Gall midge insects have interesting relationships with the plants on which they lay their eggs. Newly hatched gall midge larvae burrow down into the plant stems of goldenrods and can stimulate the production of galls.
Galls are abnormals growths that can occur on the leaves, roots, stems or flowers of a plant and for the gall midge maggot, these galls provide shelter, food, and a place to lay eggs.
Mike Wise, a researcher at Roanoke College, has been studying goldenrod galls and the maggots that emerge from them throughout his career.
It was through dissecting thousands of galls that Wise discovered something extraordinary about the way newly hatched larvae flee to safety if their gall is compromised.
“If their galls are damaged in nature, they need to scoot to have a chance at survival,” said Wise.
The larva leaps into the air, circling in loops as it falls back down to the ground. Wise along with an expert on locomotion, Sheila Patek, investigated this surprising response.
“I knew Sheila was an expert in cool mechanisms of locomotion, so I wanted her opinion,” said Wise.
It took three years to film the Asphondylia maggots as they leaped into the air.

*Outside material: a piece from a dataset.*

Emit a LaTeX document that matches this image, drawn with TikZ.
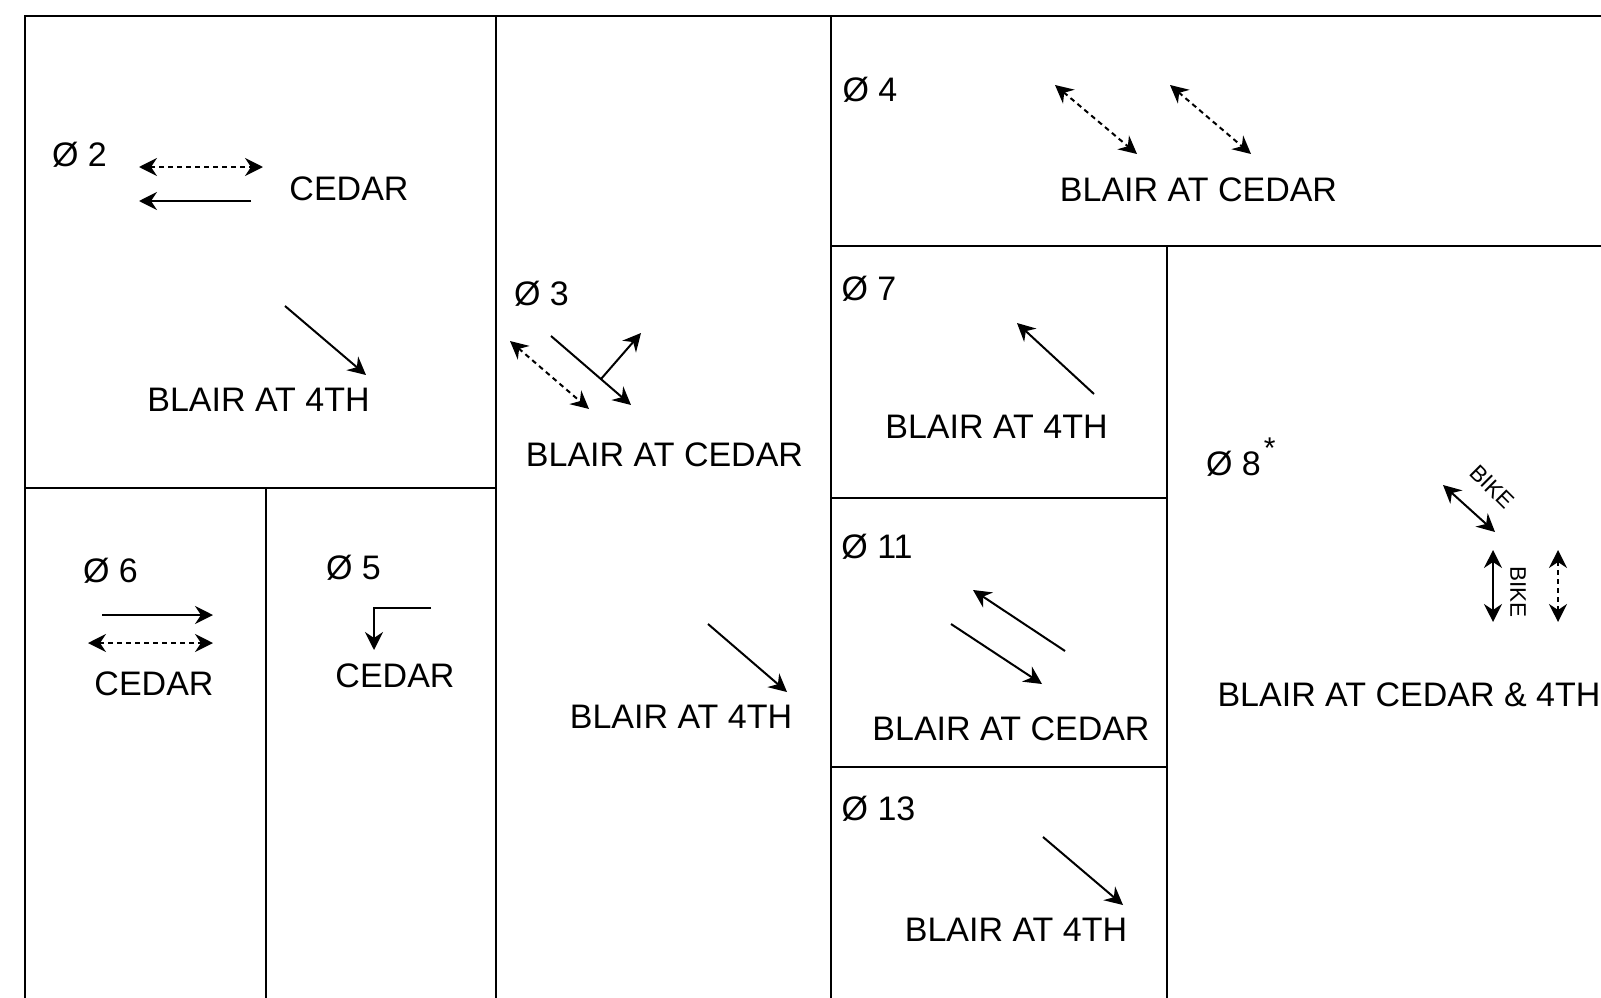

The larvae are only three millimeters long, and what’s more, they only jump for a short time each year.
Collecting enough larvae and perfecting a technique to film the leap in its entirety took a lot of time and patience.
“We had to zoom in with the camera lens to see the animal clearly and then we had to operate within a small field of view on our computer screen,” said Grace Farley, a member of the research team. “We really had to work as a team and communicate’.
After filming enough maggots, the researchers discovered that the larva curls its body into a loop as it prepares to jump. Once both ends of the maggot’s body meet, the animal continues to compress its lower half until a kink starts to form which serves as a makeshift leg.
This leg pushes off the ground and catapults the maggot into the air. This move may seem dangerous and costly energy-wise, but Gregg Sutton from the University of Lincoln in the UK calculated that crawling was 28.75 times more costly than jumping.
The researchers found the maggot can lock into a looped position thanks to microscopic hairs at both ends of its body.
The study, published in the Journal of Experimental Biology, helps shed light on this gravity-defying defense mechanism that maggots can use if their galls are damaged.